如果您不想担心网站抓取、绕过JS阻塞站点以及数据清理,可以考虑使用FireCrawlLoader或更快的选项SpiderLoader。
概览
集成细节
- TODO: 填写表格功能。
- TODO: 移除如果无关的JS支持链接,否则确保链接正确。
- TODO: 确保API参考链接正确。
| Class | 包 | 本地 | 序列化 | JS支持 |
|---|---|---|---|---|
| WebBaseLoader | langchain_community | ✅ | ❌ | ❌ |
加载器功能
| 来源 | 文档延迟加载 | 原生异步支持 |
|---|---|---|
| WebBaseLoader | ✅ | ✅ |
设置
Credentials
WebBaseLoader 不需要任何凭证。
安装
要使用WebBaseLoader,您首先需要安装langchain-community的Python包。
%pip install -qU langchain_community beautifulsoup4
初始化
现在我们可以实例化我们的模型对象并加载文档:
from langchain_community.document_loaders import WebBaseLoader
loader = WebBaseLoader("https://www.example.com/")
为了在获取内容时跳过SSL验证错误,可以设置"verify"选项:
loader.requests_kwargs = {'verify':False}
使用多个页面初始化
您也可以传入一个页面列表来加载。
loader_multiple_pages = WebBaseLoader(
["https://www.example.com/", "https://google.com"]
)
加载
docs = loader.load()
docs[0]
Document(metadata={'source': 'https://www.example.com/', 'title': 'Example Domain', 'language': 'No language found.'}, page_content='\n\n\nExample Domain\n\n\n\n\n\n\n\nExample Domain\nThis domain is for use in illustrative examples in documents. You may use this\n domain in literature without prior coordination or asking for permission.\nMore information...\n\n\n\n')
print(docs[0].metadata)
{'source': 'https://www.example.com/', 'title': 'Example Domain', 'language': 'No language found.'}
加载多个URL并发
您可以同时爬取和解析多个URL以加快抓取过程。
存在合理的并发请求限制,默认每秒2个。如果你不介意做一个好市民,或者你控制着你要爬取的服务器且不在乎负载,你可以改变requests_per_second参数来增加最大并发请求数。请注意,虽然这会加快抓取过程,但可能会导致服务器将你屏蔽。务必小心!

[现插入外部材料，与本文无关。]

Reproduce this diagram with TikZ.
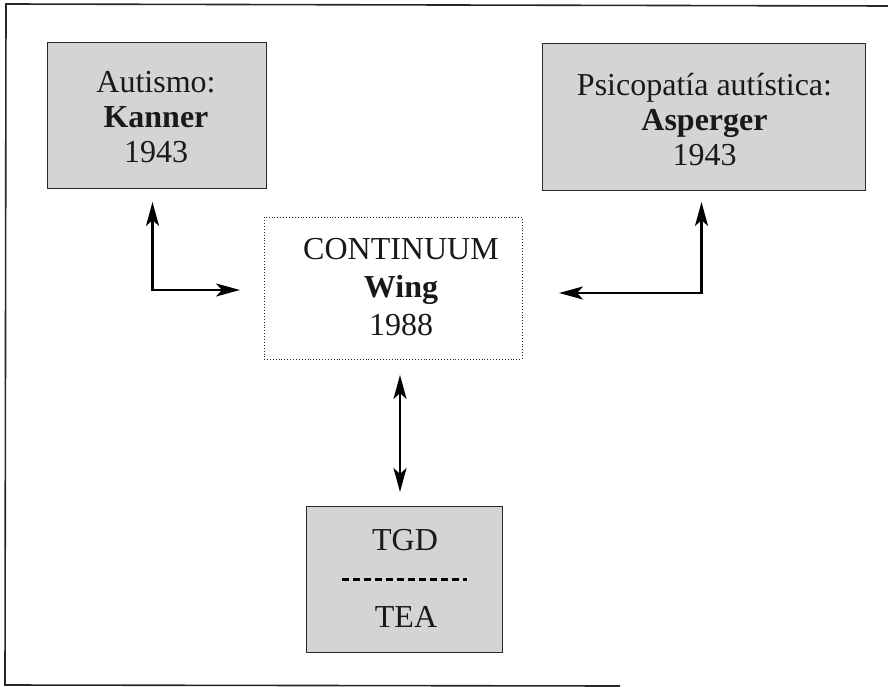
\documentclass[tikz,border=0pt]{standalone}
\usepackage{fontspec}
\setmainfont{Liberation Serif}
\usetikzlibrary{arrows.meta}
\definecolor{boxfill}{RGB}{212,212,212}
\definecolor{boxline}{RGB}{40,40,40}
\begin{document}
\begin{tikzpicture}[x=1pt,y=-1pt,
  graybox/.style={draw=boxline,line width=1pt,fill=boxfill,inner sep=0pt,outer sep=0pt},
  dotbox/.style={draw=boxline,line width=0.9pt,dotted,inner sep=0pt,outer sep=0pt},
  lbl/.style={align=center,inner sep=0pt,font=\fontsize{32}{35}\selectfont,text=black!90},
  conn/.style={line width=2.4pt,arrows={Stealth[length=24pt,width=13pt,inset=6pt]-Stealth[length=24pt,width=13pt,inset=6pt]}},
  frameline/.style={line width=1.6pt,black!85}]
\useasboundingbox (0,0) rectangle (888,687);
% outer frame (open on the right)
\draw[frameline] (888,6) -- (6,4) -- (5,685) -- (620,686);
% boxes
\node[graybox,minimum width=219pt,minimum height=146pt] (kbox) at (156.5,116) {};
\node[graybox,minimum width=323pt,minimum height=147pt] (abox) at (704,117.5) {};
\node[dotbox,minimum width=258pt,minimum height=142pt] (cbox) at (393,288) {};
\node[graybox,minimum width=196pt,minimum height=146pt] (tbox) at (404.7,579) {};
% texts
\node[lbl] (ktext) at (156,117) {Autismo:\\\textbf{Kanner}\\1943};
\node[lbl] (atext) at (704.5,120) {Psicopatía autística:\\\textbf{Asperger}\\1943};
\node[lbl,font=\fontsize{32}{38}\selectfont] (ctext) at (401,287) {CONTINUUM\\\textbf{Wing}\\1988};
\node[lbl] (tgd) at (405,540) {TGD};
\node[lbl] (tea) at (406,617) {TEA};
\draw[line width=3pt,dash pattern=on 7pt off 4pt] (342,579) -- (467,579);
% connector end points
\coordinate (ka) at (152.5,202);
\coordinate (ca) at (240,290);
\coordinate (aa) at (701.5,202);
\coordinate (cb) at (559,293);
\coordinate (cc) at (400,375);
\coordinate (tc) at (400,492);
% connectors
\draw[conn] (ka) |- (ca);
\draw[conn] (aa) |- (cb);
\draw[conn] (cc) -- (tc);
\end{tikzpicture}
\end{document}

%pip install -qU nest_asyncio
# fixes a bug with asyncio and jupyter
import nest_asyncio
nest_asyncio.apply()
Note: you may need to restart the kernel to use updated packages.
loader = WebBaseLoader(["https://www.example.com/", "https://google.com"])
loader.requests_per_second = 1
docs = loader.aload()
docs
Fetching pages: 100%|###########################################################################| 2/2 [00:00<00:00, 8.28it/s]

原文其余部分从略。